Tie Your Commodities To A Market

When your processor or scrap service provider offers you a rebate for any of the commodities you may have, we sometimes trust that the price offered must be the fair and going rate, correct? Sometimes, yes. Other times, the processor may be playing the market to protect themselves, or they may not have a solid outlet for your material.

Asking your scrap service provider to formulate your price based on a publication protects you AND the service provider. When the market dictates the rebate and the market demand goes up, your rebate will go up, if the market goes down, then your rebate will go down, but over time the ebb and flow of the market will keep you well protected.

Each commodity can be tied to several publications. The Pulp and Paper Index is the most popular for paper and fiber markets, and the American Metals Market is always an excellent go-to for metal commodities.


Keep The Freight Separate

This one is one that I run into all the time. Countless times I will talk to a client about their pricing, and when I ask what the freight charge is, they say, "The great part is, I don't even pay the freight!". While on paper this looks great, it's not always the case.


You see, somewhere down the line, the client IS indeed paying for the freight; the scrap service provider includes the freight in the price. In theory, this sounds like a great deal, but unless there is a tonnage minimum, the servicer is likely providing soft pricing for your scrap material to ensure that freight cost is covered. Keeping freight cost as a separate line item can negotiate higher rebates for your scrap material because the freight is not a guessing game.
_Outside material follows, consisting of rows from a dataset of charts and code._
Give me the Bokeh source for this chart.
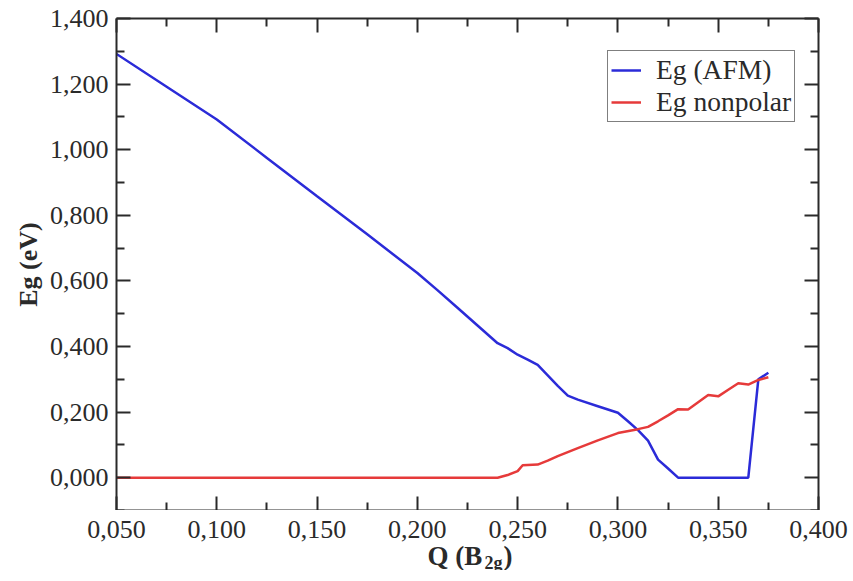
from bokeh.plotting import figure
from bokeh.layouts import column
from bokeh.models import (Range1d, LinearAxis, FixedTicker, CustomJSTickFormatter,
                          Legend, LegendItem)
from bokeh.core.properties import value
from bokeh.embed import file_html
from bokeh.resources import INLINE

# ---- data ----
q_afm = [0.05, 0.075, 0.1, 0.125, 0.15, 0.175, 0.2, 0.21, 0.22, 0.23, 0.24, 0.245, 0.25,
         0.255, 0.26, 0.265, 0.27, 0.275, 0.28, 0.29, 0.3, 0.305, 0.31, 0.315, 0.32,
         0.325, 0.33, 0.365, 0.37, 0.375]
eg_afm = [1.292, 1.192, 1.092, 0.975, 0.858, 0.742, 0.624, 0.572, 0.518, 0.464, 0.410, 0.395,
          0.375, 0.360, 0.344, 0.312, 0.280, 0.250, 0.238, 0.218, 0.198, 0.172, 0.145, 0.113,
          0.055, 0.028, 0.0, 0.0, 0.300, 0.320]

q_np = [0.05, 0.24, 0.245, 0.25, 0.2525, 0.26, 0.265, 0.27, 0.28, 0.29, 0.3, 0.31, 0.315,
        0.32, 0.325, 0.33, 0.335, 0.34, 0.345, 0.35, 0.355, 0.36, 0.365, 0.37, 0.375]
eg_np = [0.0, 0.0, 0.008, 0.020, 0.038, 0.040, 0.052, 0.066, 0.090, 0.114, 0.136, 0.148, 0.155,
         0.172, 0.190, 0.209, 0.208, 0.230, 0.252, 0.248, 0.268, 0.288, 0.284, 0.298, 0.306]

series_names = ["Eg (AFM)", "Eg nonpolar"]
y_label = "Eg (eV)"
x_label_parts = ["Q (B", "2g", ")"]

x_major = [0.05, 0.1, 0.15, 0.2, 0.25, 0.3, 0.35, 0.4]
x_minor = [0.075, 0.125, 0.175, 0.225, 0.275, 0.325, 0.375]
y_major = [0.0, 0.2, 0.4, 0.6, 0.8, 1.0, 1.2, 1.4]
y_minor = [-0.1, 0.1, 0.3, 0.5, 0.7, 0.9, 1.1, 1.3]

FONT = "Liberation Serif"
AX = "#2a2a2a"
FW, FH = 702, 492          # main frame size (px)
BL, BR, BT, BB = 116, 35, 18, 0
STRIP_TOP, STRIP_FH = 27, 33

xr = Range1d(0.05, 0.4)
p = figure(frame_width=FW, frame_height=FH, output_backend="svg", toolbar_location=None,
           x_range=xr, y_range=Range1d(-0.1, 1.4),
           x_axis_type=None, y_axis_type=None, title=None,
           min_border_left=BL, min_border_right=BR, min_border_top=BT, min_border_bottom=BB,
           background_fill_color="white", border_fill_color="white")
p.xgrid.visible = False
p.ygrid.visible = False
p.outline_line_color = None

fmt = CustomJSTickFormatter(code="var t = Math.abs(tick) < 1e-9 ? 0 : tick; return t.toFixed(3).replace('.', ',');")
blank = CustomJSTickFormatter(code="return '';")


def style(ax, labels=True):
    ax.axis_line_color = AX
    ax.axis_line_width = 2
    ax.major_tick_line_color = AX
    ax.major_tick_line_width = 2
    ax.minor_tick_line_color = AX
    ax.minor_tick_line_width = 2
    ax.major_tick_in = 14
    ax.major_tick_out = 0
    ax.minor_tick_in = 8
    ax.minor_tick_out = 0
    ax.major_label_text_font = FONT
    ax.major_label_text_font_size = "26px" if labels else "0px"
    ax.major_label_text_color = AX
    ax.major_label_standoff = 8 if labels else 0


xb = LinearAxis(ticker=FixedTicker(ticks=x_major, minor_ticks=x_minor), formatter=blank)
style(xb, labels=False)
p.add_layout(xb, "below")

yl = LinearAxis(ticker=FixedTicker(ticks=y_major, minor_ticks=y_minor), formatter=fmt,
                axis_label=y_label)
style(yl)
yl.axis_label_text_font = FONT
yl.axis_label_text_font_style = "bold"
yl.axis_label_text_font_size = "26px"
yl.axis_label_text_color = AX
yl.axis_label_standoff = 4
p.add_layout(yl, "left")

xt = LinearAxis(ticker=FixedTicker(ticks=x_major, minor_ticks=x_minor), formatter=blank)
style(xt, labels=False)
p.add_layout(xt, "above")

yr = LinearAxis(ticker=FixedTicker(ticks=y_major, minor_ticks=y_minor), formatter=blank)
style(yr, labels=False)
p.add_layout(yr, "right")

r1 = p.line(q_afm, eg_afm, line_color="#2b2bd8", line_width=2.5)
r2 = p.line(q_np, eg_np, line_color="#e63a3a", line_width=2.5)

legend = Legend(items=[LegendItem(label=series_names[0], renderers=[r1]),
                       LegendItem(label=series_names[1], renderers=[r2])],
                location=(491, 388), border_line_color="black", border_line_width=1,
                label_text_font=FONT, label_text_font_size="27.5px", label_text_color=AX,
                glyph_width=30, glyph_height=20, label_standoff=15, padding=3, spacing=0,
                label_height=20, margin=0, background_fill_color="white", background_fill_alpha=1)
p.add_layout(legend)

# ---- strip below the frame: x tick labels (shared x scale) + x-axis title ----
s = figure(frame_width=FW, frame_height=STRIP_FH, output_backend="svg", toolbar_location=None,
           x_range=xr, y_range=Range1d(STRIP_FH, 0), title=None,
           x_axis_type=None, y_axis_type=None,
           min_border_left=BL, min_border_right=BR, min_border_top=STRIP_TOP, min_border_bottom=0,
           background_fill_color="white", border_fill_color="white")
s.xgrid.visible = False
s.ygrid.visible = False
s.outline_line_color = None

xlab = LinearAxis(ticker=FixedTicker(ticks=x_major, minor_ticks=[]), formatter=fmt)
xlab.axis_line_color = None
xlab.major_tick_line_color = None
xlab.minor_tick_line_color = None
xlab.major_tick_in = 0
xlab.major_tick_out = 0
xlab.major_label_standoff = 0
xlab.major_label_text_font = FONT
xlab.major_label_text_font_size = "26px"
xlab.major_label_text_color = AX
s.add_layout(xlab, "above")

s.text(x=[0.2050], y=[18], text=[x_label_parts[0]], text_font=value(FONT), text_font_style="bold",
       text_font_size="27px", text_color=AX, text_baseline="alphabetic", text_align="left")
s.text(x=[0.2335], y=[25], text=[x_label_parts[1]], text_font=value(FONT), text_font_style="bold",
       text_font_size="18px", text_color=AX, text_baseline="alphabetic", text_align="left")
s.text(x=[0.2429], y=[18], text=[x_label_parts[2]], text_font=value(FONT), text_font_style="bold",
       text_font_size="27px", text_color=AX, text_baseline="alphabetic", text_align="left")

layout = column(p, s, spacing=0)
open("out.html", "w").write(file_html(layout, INLINE))
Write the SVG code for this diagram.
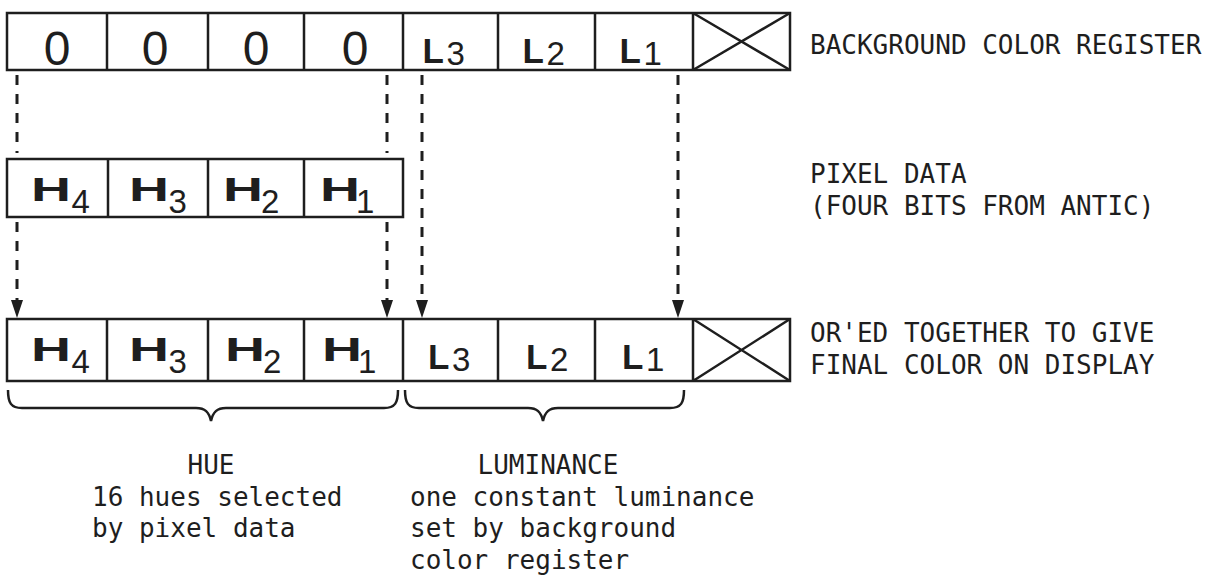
<svg xmlns="http://www.w3.org/2000/svg" width="1216" height="577" viewBox="0 0 1216 577">
<style>
.box{fill:#fff;stroke:#1e1e1e;stroke-width:2.5}
.ln{stroke:#1e1e1e;stroke-width:2.5;fill:none}
.dash{stroke:#1e1e1e;stroke-width:3;stroke-dasharray:10 9;fill:none}
.brace{stroke:#1e1e1e;stroke-width:2.5;fill:none}
.lbl{font-family:"DejaVu Sans Mono","Liberation Mono",monospace;font-size:26px;fill:#1e1e1e}
.zero{font-family:"Liberation Sans",Arial,sans-serif;font-size:48px;fill:#1e1e1e;text-anchor:middle}
.b{font-family:"Liberation Sans",Arial,sans-serif;font-weight:bold;font-size:35px;fill:#1e1e1e}
.h{font-family:"Liberation Sans",Arial,sans-serif;font-weight:bold;font-size:33px;fill:#1e1e1e}
.s{font-family:"Liberation Sans",Arial,sans-serif;font-size:33px;fill:#1e1e1e}
</style>
<defs>
<marker id="ah" viewBox="0 0 18 12" refX="0" refY="6" markerWidth="18" markerHeight="12" markerUnits="userSpaceOnUse" orient="auto">
<path d="M0,0 L18,6 L0,12 Z" fill="#1e1e1e"/>
</marker>
</defs>
<rect width="1216" height="577" fill="#fff"/>

<g id="background-register">
<rect class="box" x="7" y="13" width="783" height="57"/>
<path class="ln" d="M107,13V70M208,13V70M304,13V70M403,13V70M498,13V70M595,13V70M693,13V70M693,13L790,70M693,70L790,13"/>
<text class="zero" x="57" y="65">0</text>
<text class="zero" x="155" y="65">0</text>
<text class="zero" x="256" y="65">0</text>
<text class="zero" x="355" y="65">0</text>
<text class="b" x="422.5" y="63">L</text><text class="s" x="446.5" y="65">3</text>
<text class="b" x="522.5" y="63">L</text><text class="s" x="546.5" y="65">2</text>
<text class="b" x="619.5" y="63">L</text><text class="s" x="643.5" y="65">1</text>
<text class="lbl" x="810" y="54">BACKGROUND COLOR REGISTER</text>
</g>

<g id="pixel-data">
<rect class="box" x="7" y="159" width="396" height="58"/>
<path class="ln" d="M108,159V217M208,159V217M304,159V217"/>
<text class="h" x="31" y="201" textLength="40" lengthAdjust="spacingAndGlyphs">H</text><text class="s" x="71.5" y="213">4</text>
<text class="h" x="129" y="201" textLength="40" lengthAdjust="spacingAndGlyphs">H</text><text class="s" x="168.6" y="213">3</text>
<text class="h" x="223" y="201" textLength="40" lengthAdjust="spacingAndGlyphs">H</text><text class="s" x="261" y="213">2</text>
<text class="h" x="320" y="201" textLength="40" lengthAdjust="spacingAndGlyphs">H</text><text class="s" x="356" y="213">1</text>
<text class="lbl" x="810" y="183">PIXEL DATA</text>
<text class="lbl" x="810" y="215">(FOUR BITS FROM ANTIC)</text>
</g>

<g id="final-color">
<rect class="box" x="7" y="319" width="783" height="62"/>
<path class="ln" d="M107,319V381M208,319V381M304,319V381M403,319V381M498,319V381M595,319V381M693,319V381M693,319L790,381M693,381L790,319"/>
<text class="h" x="31" y="361" textLength="40" lengthAdjust="spacingAndGlyphs">H</text><text class="s" x="71.5" y="373">4</text>
<text class="h" x="129" y="361" textLength="40" lengthAdjust="spacingAndGlyphs">H</text><text class="s" x="168.6" y="373">3</text>
<text class="h" x="225" y="361" textLength="40" lengthAdjust="spacingAndGlyphs">H</text><text class="s" x="263" y="373">2</text>
<text class="h" x="322" y="361" textLength="40" lengthAdjust="spacingAndGlyphs">H</text><text class="s" x="358" y="373">1</text>
<text class="b" x="428" y="369">L</text><text class="s" x="452" y="371">3</text>
<text class="b" x="526" y="369">L</text><text class="s" x="550" y="371">2</text>
<text class="b" x="622" y="369">L</text><text class="s" x="646" y="371">1</text>
<text class="lbl" x="810" y="342">OR'ED TOGETHER TO GIVE</text>
<text class="lbl" x="810" y="374">FINAL COLOR ON DISPLAY</text>
</g>

<g id="hue">
<path class="brace" d="M8,390 C8,403 11,408 22,408 L196,408 C205,408 209,412 211,421 C213,412 217,408 226,408 L384,408 C395,408 398,403 398,390"/>
<text class="lbl" x="211" y="474" text-anchor="middle">HUE</text>
<text class="lbl" x="92" y="506">16 hues selected</text>
<text class="lbl" x="92" y="537">by pixel data</text>
</g>

<g id="luminance">
<path class="brace" d="M405,390 C405,403 408,408 419,408 L528,408 C537,408 541,412 543,421 C545,412 549,408 558,408 L670,408 C681,408 684,403 684,390"/>
<text class="lbl" x="548" y="474" text-anchor="middle">LUMINANCE</text>
<text class="lbl" x="410" y="506">one constant luminance</text>
<text class="lbl" x="410" y="537">set by background</text>
<text class="lbl" x="410" y="569">color register</text>
</g>

<g id="connectors">
<line class="dash" x1="17" y1="75" x2="17" y2="153"/>
<line class="dash" x1="17" y1="222" x2="17" y2="300" marker-end="url(#ah)"/>
<line class="dash" x1="387" y1="75" x2="387" y2="153"/>
<line class="dash" x1="387" y1="222" x2="387" y2="300" marker-end="url(#ah)"/>
<line class="dash" x1="422" y1="75" x2="422" y2="300" marker-end="url(#ah)"/>
<line class="dash" x1="678" y1="75" x2="678" y2="300" marker-end="url(#ah)"/>
</g>
</svg>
Know the Internal Logistics

Operationally speaking, getting your scrap material from point A to B has an associated cost. Often we set a system in place for our employees to bring their scrap material to the trailer or roll-off container, and we don't pay attention to the time or cost of these systems. We encourage clients to review their current system periodically. Businesses can change quickly, which means the current process may need to be adjusted. Talk to your front-line workers to identify pain points in the scrap process, then work with a team of people across all levels of your organization to find areas of improvement.

A recent client tossed around the idea of implementing a vacuum system for their material, but the associated cost had them hung up. When we worked with the client to calculate the return on investment for this system (including the cost-saving of not having the employees move the material), the payback on this capital expense was only two years.

Reviewing your processes and gathering creative feedback from across your organization can lead to significant savings in your scrap and recycling.


Audit, Audit, Audit

Accurate reporting and regular auditing of your waste and recycling streams can be invaluable. If you're not receiving regular communication and market updates from your scrap service provider, crunching and analyzing the data is all on you. Reviewing moves in the market, weight discrepancies, downgraded material, etc., is essential for keeping your waste stream running efficiently.


The key to this data is accurate weekly or monthly reporting on waste or scrap leaving your facility. If the information is correct, identifying trends within this data becomes easier. Identifying trends within the data means you can likely pinpoint the "why." Did your recycling go up and your landfill go down? Good, that means your company was probably saving money and was able to reduce waste. Did your recycling AND your landfill go up? Maybe you had a higher production level that month; this means you can use vital data to lower landfill costs if you have another high production month. Landfill go up, and recycling go down? This could mean recyclable material is hitting the trash compactor when it should be headed to the recycling facility.